Cathay CEO Steps Down to Repair Relationship with China
Cathay Pacific Airways Ltd.’s Chief Executive Officer Rupert Hogg resigned, a week after the carrier was rebuked by China for staff involvement in the anti-Beijing protests rocking Hong Kong.
Hogg, 57, quit to take responsibility for the way the airline has responded to recent events, he said in an email to staff obtained by Bloomberg. Hong Kong’s flagship carrier appointed Augustus Tang, 60, as Cathay’s new CEO, according to a statement released Friday.
The CEO has been “at the forefront of this crisis and must take responsibility for the way it has been managed,” Hogg said. “Could we have managed things differently? In hindsight, ‘Yes’.”
One of the worst weeks in Cathay’s history
The shock exit comes after one of the worst weeks in Cathay’s recent history. The move had added symbolic significance given the historical roots of the Swire Group, the airline’s biggest investor and one of Hong Kong’s great business houses, or hongs.
The airline has emerged as the most visible corporate victim of the political unrest in Hong Kong, with demonstrations against an extradition bill morphing into a full-scale, months-long pushback against China’s grip on the city.
Cathay is the biggest airline in Hong Kong and its airport, which was shut down earlier this week by protesters, is the carrier’s hub. After Cathay pilots and attendants took part in strikes and protests, China’s aviation regulator levied a swathe of curbs on the airline, which is increasingly reliant on mainland traffic. Chinese state-owned firms have started boycotting Cathay, telling their workers not to fly with the carrier. The company was also excoriated by the nation’s biggest bank, sending its shares to a 10-year low on Tuesday.
“Right step to repair the relationship with China”
“This is the right step to repair the relationship with China,” said K. Ajith, an analyst at UOB Kay Hian Pte in Singapore who covers the stock. “Someone is taking responsibility — they are acknowledging the importance of China and its shareholders.”
The resignation was first reported by China’s state broadcaster CCTV, which said Hogg had quit without saying where it got the information.

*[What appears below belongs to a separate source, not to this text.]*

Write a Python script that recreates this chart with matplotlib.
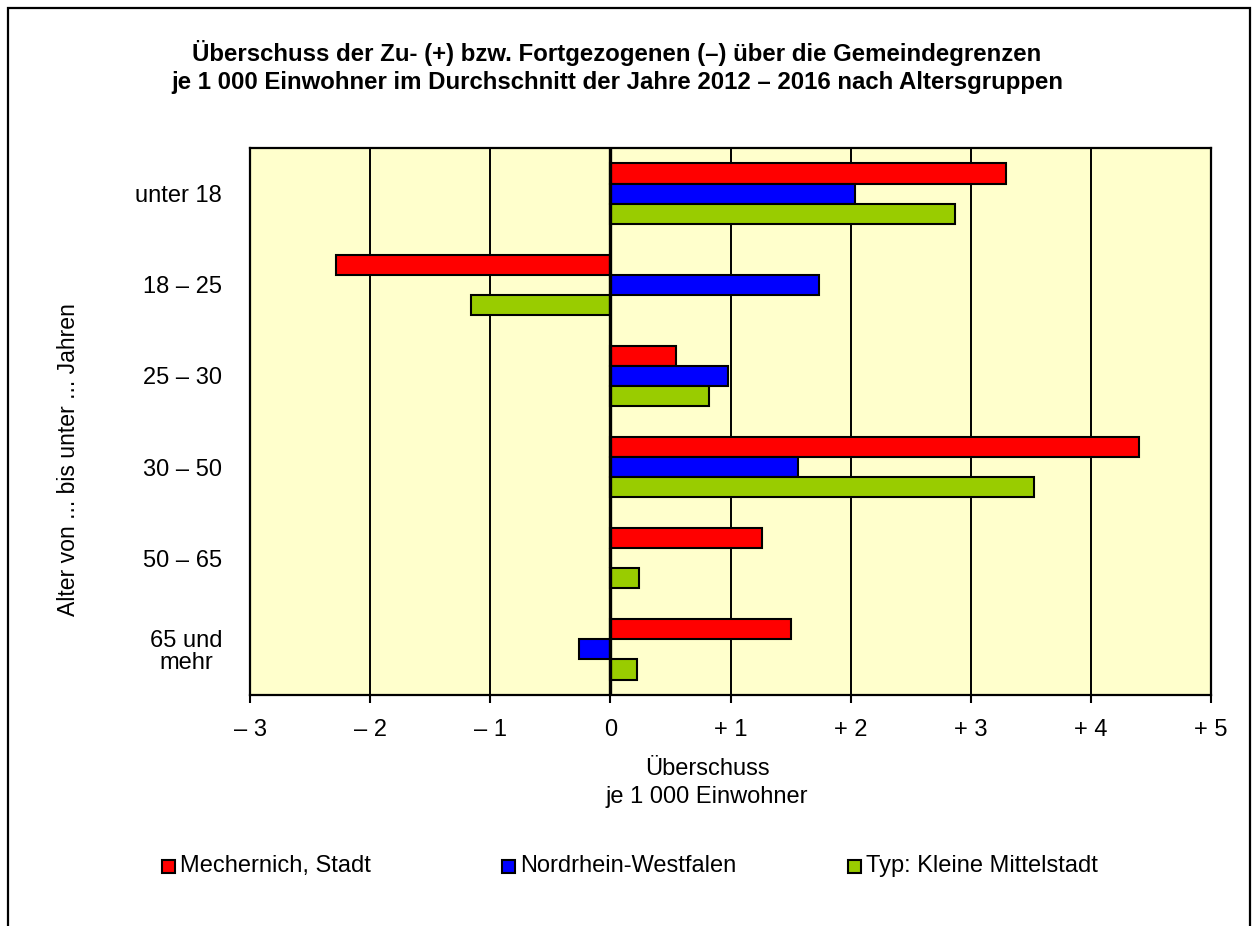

Hogg took the helm at the 72-year-old carrier just over two years ago, tasked with one of the toughest turnaround jobs in Asian commercial aviation. He was previously an executive with Swire. Cathay counts state-run Air China Ltd. as its second-largest investor, with a stake of about 30%.
As Hong Kong’s dominant local airline, Cathay was initially affected by the protests because the unrest put off tourists. But its troubles deepened after Cathay staff unions took part in a general strike on Aug. 5. Four days later, China’s civil aviation regulator issued a major aviation safety risk warning to Cathay, and issued a detailed list of demands.
Merlin Swire, chairman of the Swire Group, went to Beijing to meet with aviation officials on Monday, and Cathay fired two pilots who’d been suspended in relation to the protests. In a message to employees this week, the carrier said it is obliged to comply with regulations from the nation’s aviation authorities. Cathay also said it won’t tolerate illegal activities.
On Thursday, China’s authorities said Cathay had complied with its demands.
Once a dominant player in Asia’s premium air travel market with few serious rivals, Cathay brought in Hogg in 2017 after the airline reported its first loss in eight years. It saw challenges from intensifying competition, with budget carriers and deep-pocketed, state-owned Chinese carriers moving into its turf. Incursions into Asia from Middle Eastern rivals such as Emirates Airline and Etihad Airways PJSC, which targeted business travelers, also had an impact.
Through cost reductions — including hundreds of job cuts — Hogg managed to revive the airline’s earnings potential. This year, he spearheaded the takeover of Hong Kong’s only budget airline to enter the no-frills market, after more than a decade resisting such a move to focus on premium services.
Hogg joined the Swire Group in 1986 and steadily rose through the ranks with overseas stints in Southeast Asia and Britain, before being tagged as Cathay’s chief operating officer in 2014. As part of the senior management team, Hogg helped pull together a restructuring plan that the company is still executing.
Cathay also said Friday its Chief Customer and Commercial Officer Paul Loo resigned, and will be replaced by Ronald Lam, currently head of the Hong Kong Express budget business.
The airline is fully committed to Hong Kong under the “One Country Two Systems” principle, Cathay said in Friday’s statement.
“The company is confident that Hong Kong will have a great future.”